Innovative billboards filter air and raise awareness around urban pollution

Given that more than two-thirds of the world's population will likely live in urban areas by 2050, rising air pollution in cities is becoming harder to ignore. To raise awareness around the direness of the issue, brands are creating non-traditional marketing solutions using a highly traditional medium: billboards.


To promote its hydrogen-fueled vehicle, the Mirai, Toyota launched an eco-billboard campaign in coordination with Clear Channel Outdoor Americas. Thirty-seven billboards in LA and SF created 24,960 square feet of pollution-scrubbing surface, clearing the air around them and reversing the equivalent of 440 vehicles worth of nitrogen dioxide emissions (a key ingredient in acid rain and smog) per month. The “catalytic converter” of billboards used a titanium dioxide coated vinyl to purify the surrounding air. When oxygen reacted with the energized titanium dioxide catalyst, nitrogen dioxide was converted to nitrate and removed from the air.


Taking a passive-aggressive approach to air quality awareness, Swedish pharmacy Apoteket Hjärtat and agency Åkestam Holst created a billboard that “coughed” at nearby smokers. Using outdoor smoke detectors, the digital billboard identified when people in the vicinity were smoking and responded by sending a man, who was displayed on the billboard's screen like a seemingly traditional ad, into a hacking fit.
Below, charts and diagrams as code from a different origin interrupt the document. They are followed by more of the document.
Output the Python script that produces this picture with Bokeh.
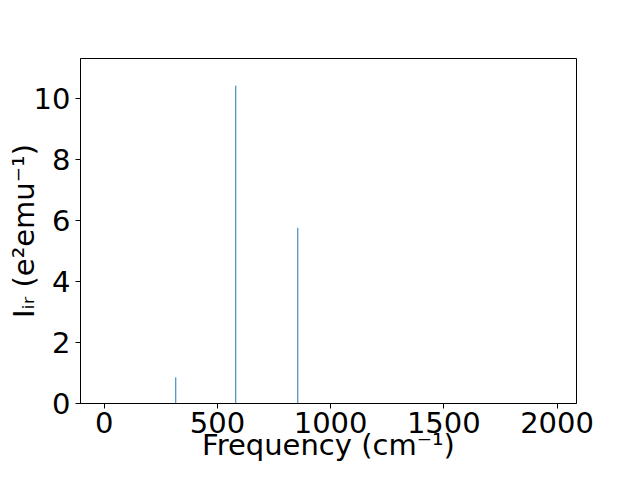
from bokeh.plotting import figure
from bokeh.models import Range1d, FixedTicker, ColumnDataSource
from bokeh.embed import file_html
from bokeh.resources import INLINE

# Data
freqs = [316, 581, 855]
intensities = [0.86, 10.44, 5.77]
x_ticks = [0, 500, 1000, 1500, 2000]
y_ticks = [0, 2, 4, 6, 8, 10]
x_label = "Frequency (cm\u207b\u00b9)"
y_label = "I\u1d62\u1d63 (e\u00b2emu\u207b\u00b9)"

FONT = "DejaVu Sans"
BIG = "29px"

src = ColumnDataSource(dict(x=freqs, y0=[0] * len(freqs), y1=intensities))

p = figure(width=624, height=464,
           x_range=Range1d(-104.7, 2086), y_range=Range1d(0, 11.33),
           min_border_left=80, min_border_right=48,
           min_border_top=58, min_border_bottom=40,
           output_backend="svg", toolbar_location=None)

p.segment(x0="x", y0="y0", x1="x", y1="y1", source=src,
          line_color="#1f77b4", line_width=1)

p.grid.visible = False
p.outline_line_color = "black"
p.outline_line_width = 1
p.background_fill_color = "white"
p.border_fill_color = "white"

for ax, ticks in ((p.xaxis[0], x_ticks), (p.yaxis[0], y_ticks)):
    ax.ticker = FixedTicker(ticks=ticks)
    ax.axis_line_color = "black"
    ax.axis_line_width = 1
    ax.major_tick_line_color = "black"
    ax.major_tick_out = 5
    ax.major_tick_in = 0
    ax.minor_tick_line_color = None
    ax.major_label_text_font = FONT
    ax.major_label_text_font_size = BIG
    ax.major_label_text_color = "black"
    ax.major_label_standoff = 5
    ax.axis_label_text_font = FONT
    ax.axis_label_text_font_size = BIG
    ax.axis_label_text_font_style = "normal"
    ax.axis_label_text_color = "black"

p.xaxis[0].axis_label = x_label
p.xaxis[0].major_label_standoff = 3
p.xaxis[0].axis_label_standoff = -8
p.yaxis[0].axis_label = y_label
p.yaxis[0].axis_label_standoff = -10

open("out.html", "w").write(file_html(p, INLINE))
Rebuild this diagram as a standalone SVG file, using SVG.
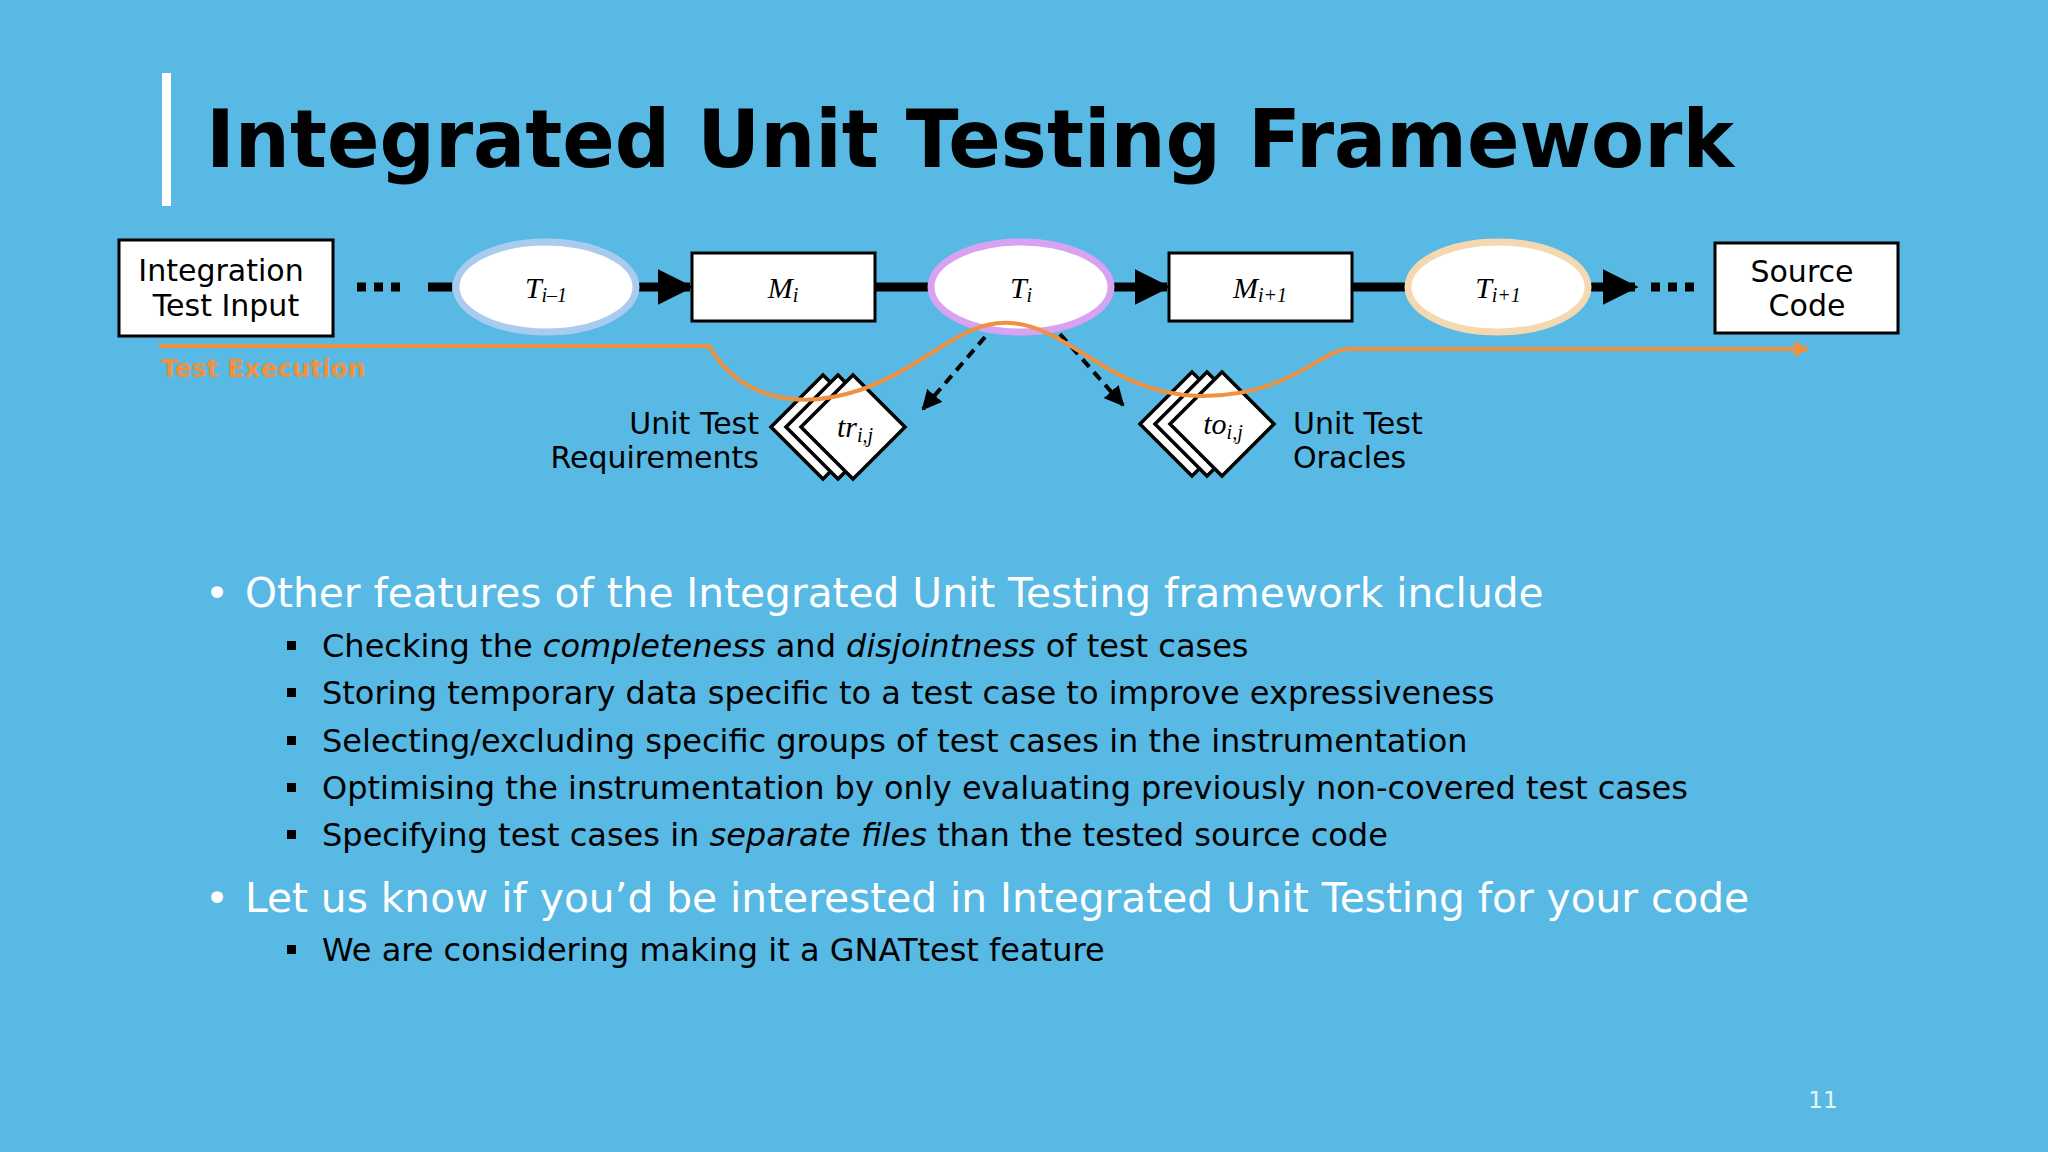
<svg xmlns="http://www.w3.org/2000/svg" width="2048" height="1152" viewBox="0 0 2048 1152">
<defs>
<style>
.box{fill:#fff;stroke:#000;stroke-width:3}
.lbl{font-family:"DejaVu Sans",sans-serif;font-size:30px;fill:#000}
.math{font-family:"Liberation Serif",serif;font-style:italic;font-size:30px;fill:#000}
.sub{font-size:20px}
.dia{fill:#fff;stroke:#000;stroke-width:3.5}
.b1{font-family:"DejaVu Sans",sans-serif;font-size:40.7px;fill:#fff}
.b2{font-family:"DejaVu Sans",sans-serif;font-size:32px;fill:#000}
</style>
<marker id="ah" viewBox="0 0 10 10" refX="9" refY="5" markerWidth="4" markerHeight="4" orient="auto"><path d="M0,0L10,5L0,10z" fill="#000"/></marker>
<marker id="ad" viewBox="0 0 10 10" refX="9" refY="5" markerWidth="5" markerHeight="5" orient="auto"><path d="M0,0L10,5L0,10z" fill="#000"/></marker>
<marker id="ao" viewBox="0 0 10 10" refX="9" refY="5" markerWidth="4" markerHeight="4" orient="auto"><path d="M0,0L10,5L0,10z" fill="#f0913f"/></marker>
</defs>
<rect width="2048" height="1152" fill="#57b9e4"/>
<rect x="162" y="73" width="9" height="133" fill="#fff"/>
<text x="206" y="167" font-family="DejaVu Sans, sans-serif" font-weight="bold" font-size="80" textLength="1528" lengthAdjust="spacingAndGlyphs">Integrated Unit Testing Framework</text>

<g id="connectors">
<line x1="357" y1="287" x2="408" y2="287" stroke="#000" stroke-width="9" stroke-dasharray="9,8"/>
<line x1="428" y1="287" x2="452" y2="287" stroke="#000" stroke-width="9"/>
<line x1="637" y1="287" x2="690" y2="287" stroke="#000" stroke-width="9" marker-end="url(#ah)"/>
<line x1="875" y1="287" x2="932" y2="287" stroke="#000" stroke-width="9"/>
<line x1="1113" y1="287" x2="1167" y2="287" stroke="#000" stroke-width="9" marker-end="url(#ah)"/>
<line x1="1352" y1="287" x2="1408" y2="287" stroke="#000" stroke-width="9"/>
<line x1="1591" y1="287" x2="1635" y2="287" stroke="#000" stroke-width="9" marker-end="url(#ah)"/>
<line x1="1651" y1="287" x2="1700" y2="287" stroke="#000" stroke-width="9" stroke-dasharray="9,8"/>
<line x1="985" y1="337" x2="923" y2="409" stroke="#000" stroke-width="4" stroke-dasharray="10,7" marker-end="url(#ad)"/>
<line x1="1060" y1="334" x2="1123" y2="405" stroke="#000" stroke-width="4" stroke-dasharray="10,7" marker-end="url(#ad)"/>
</g>

<g id="integration"><rect class="box" x="119" y="240" width="214" height="96"/>
<text class="lbl" x="221" y="281" text-anchor="middle">Integration</text><text class="lbl" x="226" y="316" text-anchor="middle">Test Input</text></g>
<g id="t_im1"><ellipse cx="546" cy="287" rx="90" ry="45" fill="#fff" stroke="#a8cbee" stroke-width="7"/>
<text class="math" x="546" y="298" text-anchor="middle">T<tspan class="sub" dy="4">i–1</tspan></text></g>
<g id="m_i"><rect class="box" x="692" y="253" width="183" height="68"/>
<text class="math" x="783" y="298" text-anchor="middle">M<tspan class="sub" dy="4">i</tspan></text></g>
<g id="t_i"><ellipse cx="1021" cy="287" rx="90" ry="45" fill="#fff" stroke="#d7a2f2" stroke-width="7"/>
<text class="math" x="1021" y="298" text-anchor="middle">T<tspan class="sub" dy="4">i</tspan></text></g>
<g id="m_ip1"><rect class="box" x="1169" y="253" width="183" height="68"/>
<text class="math" x="1260" y="298" text-anchor="middle">M<tspan class="sub" dy="4">i+1</tspan></text></g>
<g id="t_ip1"><ellipse cx="1498" cy="287" rx="90" ry="45" fill="#fff" stroke="#f4d8b2" stroke-width="7"/>
<text class="math" x="1498" y="298" text-anchor="middle">T<tspan class="sub" dy="4">i+1</tspan></text></g>
<g id="source"><rect class="box" x="1715" y="243" width="183" height="90"/>
<text class="lbl" x="1802" y="282" text-anchor="middle">Source</text><text class="lbl" x="1807" y="316" text-anchor="middle">Code</text></g>

<g id="tr">
<polygon class="dia" points="771,427 823,375 875,427 823,479"/>
<polygon class="dia" points="786,427 838,375 890,427 838,479"/>
<polygon class="dia" points="801,427 853,375 905,427 853,479"/>
<text class="math" x="855" y="437" text-anchor="middle">tr<tspan class="sub" dy="5">i,j</tspan></text>
<text class="lbl" x="759" y="434" text-anchor="end">Unit Test</text>
<text class="lbl" x="759" y="468" text-anchor="end">Requirements</text>
</g>
<g id="to">
<polygon class="dia" points="1140,424 1192,372 1244,424 1192,476"/>
<polygon class="dia" points="1155,424 1207,372 1259,424 1207,476"/>
<polygon class="dia" points="1170,424 1222,372 1274,424 1222,476"/>
<text class="math" x="1223" y="434" text-anchor="middle">to<tspan class="sub" dy="5">i,j</tspan></text>
<text class="lbl" x="1293" y="434">Unit Test</text>
<text class="lbl" x="1293" y="468">Oracles</text>
</g>

<g id="execution">
<path d="M159,346 L709,346 C740,400 800,410 860,390 C930,365 960,320 1010,323 C1070,326 1110,395 1200,396 C1290,397 1320,349 1350,349 L1808,349" fill="none" stroke="#f0913f" stroke-width="4" marker-end="url(#ao)"/>
<text x="161" y="377" font-family="DejaVu Sans, sans-serif" font-weight="bold" font-size="25" fill="#f0913f">Test Execution</text>
</g>

<g id="bullets">
<text class="b1" x="205" y="607">•</text>
<text class="b1" x="245" y="607">Other features of the Integrated Unit Testing framework include</text>
<rect x="287" y="641" width="9" height="9" fill="#000"/>
<text class="b2" x="322" y="657">Checking the <tspan font-style="italic">completeness</tspan> and <tspan font-style="italic">disjointness</tspan> of test cases</text>
<rect x="287" y="688" width="9" height="9" fill="#000"/>
<text class="b2" x="322" y="704">Storing temporary data specific to a test case to improve expressiveness</text>
<rect x="287" y="736" width="9" height="9" fill="#000"/>
<text class="b2" x="322" y="752">Selecting/excluding specific groups of test cases in the instrumentation</text>
<rect x="287" y="783" width="9" height="9" fill="#000"/>
<text class="b2" x="322" y="799">Optimising the instrumentation by only evaluating previously non-covered test cases</text>
<rect x="287" y="830" width="9" height="9" fill="#000"/>
<text class="b2" x="322" y="846">Specifying test cases in <tspan font-style="italic">separate files</tspan> than the tested source code</text>
<text class="b1" x="205" y="912">•</text>
<text class="b1" x="245" y="912">Let us know if you’d be interested in Integrated Unit Testing for your code</text>
<rect x="287" y="945" width="9" height="9" fill="#000"/>
<text class="b2" x="322" y="961">We are considering making it a GNATtest feature</text>
</g>
<text x="1823" y="1108" font-family="DejaVu Sans, sans-serif" font-size="23" fill="#e8f4fb" text-anchor="middle">11</text>
</svg>
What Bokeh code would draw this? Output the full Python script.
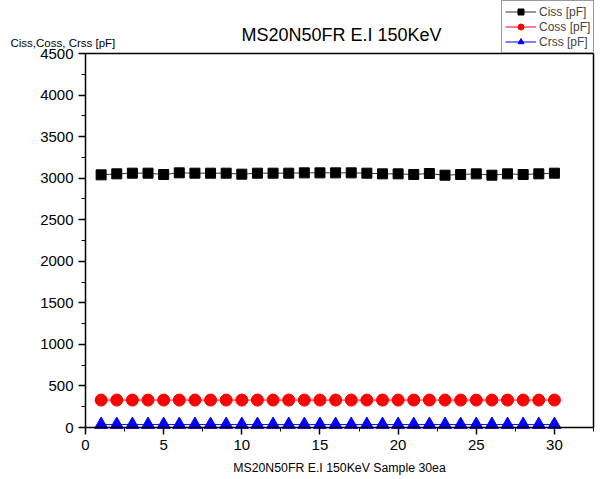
from bokeh.plotting import figure
from bokeh.models import (Range1d, SingleIntervalTicker, Legend, LegendItem, Label, ColumnDataSource)
from bokeh.embed import file_html
from bokeh.resources import INLINE

title_text = "MS20N50FR E.I 150KeV"
x_label = "MS20N50FR E.I 150KeV Sample 30ea"
y_label = "Ciss,Coss, Crss [pF]"

samples = list(range(1, 31))
ciss = [3040, 3052, 3060, 3060, 3044, 3064, 3060, 3060, 3060, 3048,
        3060, 3060, 3060, 3064, 3064, 3064, 3064, 3060, 3052, 3052,
        3044, 3056, 3036, 3044, 3052, 3036, 3052, 3044, 3052, 3060]
coss = [330] * 30
crss = [35] * 30

X_MAX = 32.5
Y_MAX = 4500

FONT = "Liberation Sans"

# canvas geometry (pixels)
W, H = 600, 476
AX_LEFT, AX_RIGHT, AX_TOP, AX_BOTTOM = 85, 593, 53, 427
px_x = (AX_RIGHT - AX_LEFT) / X_MAX
px_y = (AX_BOTTOM - AX_TOP) / Y_MAX
x_range = Range1d(-AX_LEFT / px_x, (W - AX_LEFT) / px_x)
y_range = Range1d(-(H - AX_BOTTOM) / px_y, AX_BOTTOM / px_y)

p = figure(width=W, height=H, output_backend="svg", toolbar_location=None,
           x_range=x_range, y_range=y_range,
           min_border=0, min_border_left=0, min_border_right=0,
           min_border_top=0, min_border_bottom=0)
p.title.text = ""
p.grid.visible = False
p.outline_line_color = None
p.background_fill_color = "white"
p.border_fill_color = "white"

for ax in (p.xaxis[0], p.yaxis[0]):
    ax.fixed_location = 0
    ax.axis_line_width = 1.5
    ax.axis_line_color = "black"
    ax.major_tick_line_color = "black"
    ax.minor_tick_line_color = "black"
    ax.major_tick_line_width = 1.5
    ax.minor_tick_line_width = 1
    ax.major_tick_out = 7
    ax.major_tick_in = 0
    ax.minor_tick_out = 4
    ax.minor_tick_in = 0
    ax.major_label_standoff = 5
    ax.major_label_text_font = FONT
    ax.major_label_text_font_size = "15px"
    ax.major_label_text_color = "black"

p.xaxis.bounds = (0, X_MAX)
p.yaxis.bounds = (0, Y_MAX)
p.xaxis.ticker = SingleIntervalTicker(interval=5, num_minor_ticks=2)
p.yaxis.ticker = SingleIntervalTicker(interval=500, num_minor_ticks=2)
p.xaxis.axis_label = x_label
p.xaxis.axis_label_text_font = FONT
p.xaxis.axis_label_text_font_size = "12.3px"
p.xaxis.axis_label_text_font_style = "normal"
p.xaxis.axis_label_text_color = "black"
p.xaxis.axis_label_standoff = 8

# frame box (top and right edges)
p.segment(x0=[0, X_MAX], y0=[Y_MAX, 0], x1=[X_MAX, X_MAX], y1=[Y_MAX, Y_MAX],
          line_color="black", line_width=1.5)

src = ColumnDataSource(dict(x=samples, ciss=ciss, coss=coss, crss=crss))

l1 = p.line("x", "ciss", source=src, line_color="#333333", line_width=1)
m1 = p.scatter("x", "ciss", source=src, marker="square", size=10, fill_color="black", line_color="black")
l2 = p.line("x", "coss", source=src, line_color="red", line_width=1)
m2 = p.scatter("x", "coss", source=src, marker="circle", size=12, fill_color="red", line_color="red")
l3 = p.line("x", "crss", source=src, line_color="blue", line_width=1)
m3 = p.scatter("x", "crss", source=src, marker="triangle", size=13, fill_color="blue", line_color="blue")

legend = Legend(items=[LegendItem(label="Ciss [pF]", renderers=[l1, m1]),
                       LegendItem(label="Coss [pF]", renderers=[l2, m2]),
                       LegendItem(label="Crss [pF]", renderers=[l3, m3])],
                location=(501, H - 53), orientation="vertical",
                label_text_font=FONT, label_text_font_size="12px",
                glyph_width=31, glyph_height=15, spacing=0, padding=3, margin=0,
                label_standoff=3, label_height=15,
                border_line_color="#333333", border_line_width=1,
                background_fill_alpha=1)
p.add_layout(legend, "center")

title_lab = Label(x=341, y=H - 34, x_units="screen", y_units="screen", text=title_text,
                  text_align="center", text_baseline="alphabetic",
                  text_font=FONT, text_font_size="18px", text_color="black")
p.add_layout(title_lab)

ylab = Label(x=10, y=H - 42, x_units="screen", y_units="screen", text=y_label,
             text_align="left", text_baseline="alphabetic",
             text_font=FONT, text_font_size="11.5px", text_color="black")
p.add_layout(ylab)

open("out.html", "w").write(file_html(p, INLINE))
It then presented a series of nicotine patches and other products available at the pharmacy to help people kick the habit.


Italian outdoor media company Urban Vision developed a system called Ad/Sorbent that's helping to reduce air pollution in Rome, Milan, and London by wrapping billboards in a special material called “The Breath.” The material uses a series of nano-molecules and the local atmosphere’s natural air flow to remove harmful pollutants such as nitrous oxides, sulphur oxides, and particulates. By installing 250 square meters of the material over a one year period, The Breath’s inventors claim its impact on the environment is the equivalent of removing pollution from more than 750,000 unleaded vehicles and 300,000 diesel cars.